「安逸」は”悪”であろうか
最近私は「安逸」という熟語を知った。
(大学生ながらに恥ずかしいことではあるが私は語彙が少ないということを自覚している)
安逸・・・気楽に過ごすこと。何もせずにぶらぶらと遊び暮らすこと。また、そのさま。(goo辞書)
しかし、勘の鋭い人であれば、安逸をむさぼることが必ずしも悪いことなのであろうかという疑問が生じるかもしれない。
気楽に過ごすこと=悪
何もしないこと=悪
遊ぶこと=悪
と断言できる根拠があるだろうか。
もしも、気楽に過ごすことが”悪”であるとするならば、人はいつも「気苦労」あるいは「気掛かり」な状態で生きていなければならなくなる。常に、何かに気を配っていたり心配したりしていることが必ずしもよい状態であるといえるだろうか。
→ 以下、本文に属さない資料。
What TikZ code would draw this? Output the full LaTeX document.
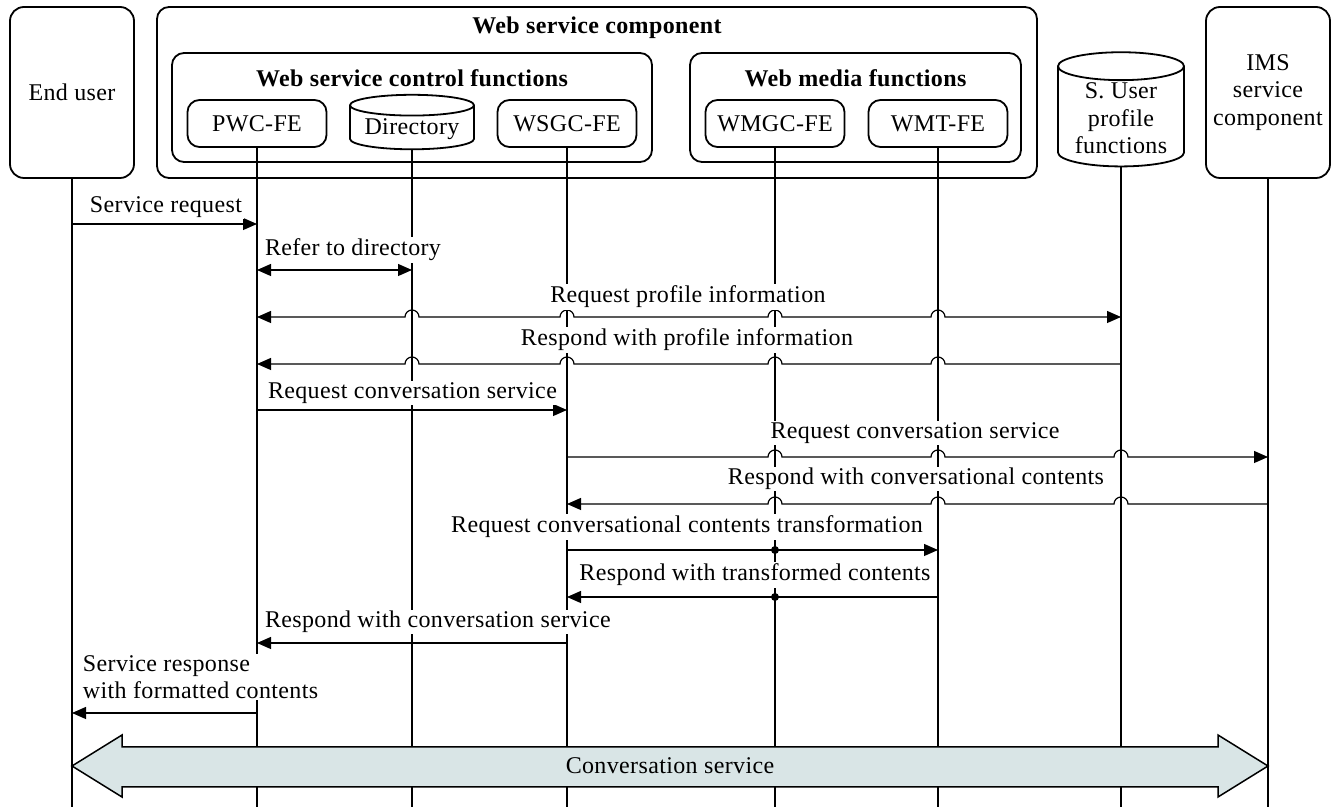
\documentclass[tikz,border=0pt]{standalone}
\usepackage{fontspec}
\setmainfont{Liberation Serif}[LetterSpace=1.5]
\usetikzlibrary{arrows.meta,shapes.geometric}

\definecolor{convfill}{RGB}{217,229,230}
\newcommand{\diagfont}{\fontsize{12pt}{13.7pt}\selectfont}
\newcommand{\hop}[2]{-- ([xshift=-3.5pt]#1 |- #2) arc[start angle=180,end angle=0,radius=3.5pt]}

\tikzset{
    entity/.style={draw, line width=0.9pt, rounded corners=7pt, align=center, minimum width=62pt, minimum height=85.5pt},
    group/.style={draw, line width=0.9pt, rounded corners=6pt},
    grouptitle/.style={font=\bfseries\diagfont},
    fe/.style={draw, line width=0.9pt, rounded corners=6pt, minimum width=69.5pt, minimum height=23.5pt},
    store/.style={draw, line width=0.9pt, cylinder, shape border rotate=90, align=center, inner sep=1pt},
    lifeline/.style={line width=0.9pt},
    msg/.style={line width=0.6pt},
    lbl/.style={fill=white, inner sep=0.8pt}
}

\begin{document}
\begin{tikzpicture}[x=0.5pt, y=-0.5pt, >={Triangle[length=7pt,width=6pt]}, every node/.style={font=\diagfont}]
    \useasboundingbox (0,0) rectangle (1341,807);

    \node[entity] (user) at (72,92.5) {End user};
    \node[entity] (ims) at (1268,92.5) {IMS\\service\\component};

    \node[group, minimum width=440pt, minimum height=85.5pt] (wsc) at (597,92.5) {};
    \node[grouptitle] (wsctitle) at (597,28) {Web service component};

    \node[group, minimum width=240pt, minimum height=54.5pt] (wscf) at (412,107.5) {};
    \node[grouptitle] (wscftitle) at (412,78) {Web service control functions};
    \node[fe] (pwc) at (257,123.5) {PWC-FE};
    \node[store, minimum width=62pt, minimum height=26pt, aspect=0.21] (dir) at (412,129) {Directory};
    \node[fe] (wsgc) at (567,123.5) {WSGC-FE};

    \node[group, minimum width=165.5pt, minimum height=54.5pt] (wmf) at (855.5,107.5) {};
    \node[grouptitle] (wmftitle) at (855.5,78) {Web media functions};
    \node[fe] (wmgc) at (775,123.5) {WMGC-FE};
    \node[fe] (wmt) at (938,123.5) {WMT-FE};

    \node[store, minimum width=63pt, minimum height=56.5pt, aspect=0.29] (sup) at (1121,118.5) {S. User\\profile\\functions};

    \coordinate (bottom) at (0,807);
    \foreach \n in {user,pwc,dir,wsgc,wmgc,wmt,sup,ims}
        \draw[lifeline] (\n.south) -- (\n |- bottom);

    \foreach \r/\y in {1/224,2/270,3/317,4/364,5/410,6/457,7/504,8/550,9/597,10/643,11/713}
        \coordinate (r\r) at (0,\y);

    \draw[msg,->] (user |- r1) -- (pwc |- r1);
    \draw[msg,<->] (pwc |- r2) -- (dir |- r2);
    \draw[msg,<->] (pwc |- r3) \hop{dir}{r3} \hop{wsgc}{r3} \hop{wmgc}{r3} \hop{wmt}{r3} -- (sup |- r3);
    \draw[msg,<-] (pwc |- r4) \hop{dir}{r4} \hop{wsgc}{r4} \hop{wmgc}{r4} \hop{wmt}{r4} -- (sup |- r4);
    \draw[msg,->] (pwc |- r5) -- (wsgc |- r5);
    \draw[msg,->] (wsgc |- r6) \hop{wmgc}{r6} \hop{wmt}{r6} \hop{sup}{r6} -- (ims |- r6);
    \draw[msg,<-] (wsgc |- r7) \hop{wmgc}{r7} \hop{wmt}{r7} \hop{sup}{r7} -- (ims |- r7);
    \draw[msg,->] (wsgc |- r8) -- (wmt |- r8);
    \draw[msg,<-] (wsgc |- r9) -- (wmt |- r9);
    \fill (wmgc |- r8) circle (2pt);
    \fill (wmgc |- r9) circle (2pt);
    \draw[msg,<-] (pwc |- r10) -- (wsgc |- r10);
    \draw[msg,<-] (user |- r11) -- (pwc |- r11);

    \node[lbl, anchor=west] (t1) at (88,207) {Service request};
    \node[lbl, anchor=west] (t2) at (263,250) {Refer to directory};
    \node[lbl] (t3) at (688,297) {Request profile information};
    \node[lbl] (t4) at (687,340) {Respond with profile information};
    \node[lbl, anchor=west] (t5) at (266,393) {Request conversation service};
    \node[lbl] (t6) at (915,433) {Request conversation service};
    \node[lbl] (t7) at (916,479) {Respond with conversational contents};
    \node[lbl] (t8) at (687,527) {Request conversational contents transformation};
    \node[lbl] (t9) at (755,575) {Respond with transformed contents};
    \node[lbl, anchor=west] (t10) at (263,622) {Respond with conversation service};
    \node[lbl, anchor=west, align=left] (t11) at (81,677) {Service response\\with formatted contents};

    \coordinate (conv) at (0,766);
    \filldraw[line width=0.75pt, fill=convfill] (user |- conv) -- ++(50,-31) -- ++(0,12) -- ++(1096,0) -- ++(0,-12) -- (ims |- conv)
        -- ++(-50,31) -- ++(0,-10) -- ++(-1096,0) -- ++(0,10) -- cycle;
    \node (convtext) at (670,766) {Conversation service};

\end{tikzpicture}
\end{document}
もしも、何もしないことが”悪”であるとするならば、人は生きているだけも意味があるということを全力で否定していることになる。何もしない草木に向かって何もしないものは生きる意味などないといえるだろうか。
もしも、遊ぶことが”悪”であるとするならば、人間にとって「遊んでいない状態」とはどのような状態を示すのだろうか。人は常に”生きるという遊び”をしているではないか。
しかし、私は「安逸」を全力で肯定するということはできない。
というよりは、するべきではいと考えている。なぜなら、気楽に過ごすこと・何もしないこと・遊ぶことは人間の”弱さ”から生じる可能性が比較的高いからである。
確かに、上に示した「安逸」に対する肯定的な見解に対して、完全に否定できるだけの力量は私にはないのだが、それを肯定することが自分にとって”よい”ことであるとはとうてい思えないのである。
ニーチェの弱さから生じるすべてのものが”悪”であるの考え方からすれば、やはり「安逸」は”悪”であり避けるべきものであると言わざるを得ないであろう。